The tribal and divided state of race relations in Tower Hamlets is largely the creation of the Labour Party, not of Lutfur Rahman. It was Labour that alienated the white vote, especially in the 1990s when they wanted to defeat the BNP as well as the Liberals. 
So I shall vote for Rabina Khan on the basis that her victory will weaken the Labour Party - a thoroughly anti-British party which supports unlimited immigration and is thus far more dangerous than Rahman's Tower Hamlets First group could ever be. 
The best way to stick it to Labour is to vote for Khan.

A political system that is not dysfunctional would allow its participants to vote positively for what they do want, not voting to to stick it to the party they hate most.

Unfortunately, we are all reduced to this. If we cannot decide whom we like most then we will decide on whom we hate most.

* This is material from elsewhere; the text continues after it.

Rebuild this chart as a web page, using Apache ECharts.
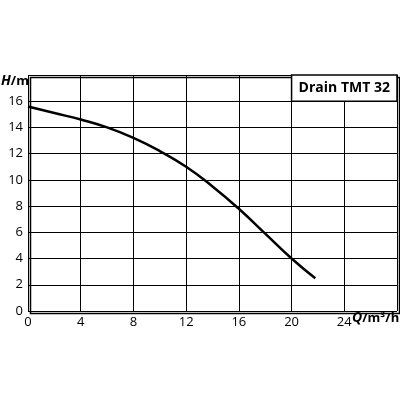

It is only the smaller parties that can be used to tell all the big parties who created all the problems in the first place that they got it wrong.

If I lived in TH it would be a toss up between the UKIP candidate and Rabina Khan - an attractive, eloquent, passionate and apparently sincere woman who is clearly very competent - against a middle aged man who is not attractive, not eloquent, not charismatic and who does not inspire confidence.

This does highlight the kind of power an attractive woman has over "mere" men. If the candidate Lutfur Rahman endorsed candidate had been middle-aged, Muslim and male, voters would be more likely to vote for the candidate who best represented their political principles, rather than be distracted by the candidate they would rather be having sex with ....

This is probably the real reason why it is said most women should not be allowed the vote (they would vote for the most handsome male candidate or a female candidate) and why most women should not be allowed to stand for election (because beta males would much rather vote for a woman they find attractive than another beta male).

There is a rule that candidates and activists who visit polling stations must always remove their rosettes, which I discovered when I was shadowing Tim Rait in 2008.
http://thevoiceofreason-ann.blogspot.co.uk/2008/06/26-june-2008-henley-by-election.html

At first I thought this rule unnecessarily strict and then revised my opinion. All it takes is a beautiful and silent woman wearing a rosette to influence the choice of most voters in a polling station.

Out of rational self-interest you would choose the most able candidate to be your mayor. Khan would put TH on the political map while it is impossible to imagine McQueen as mayor.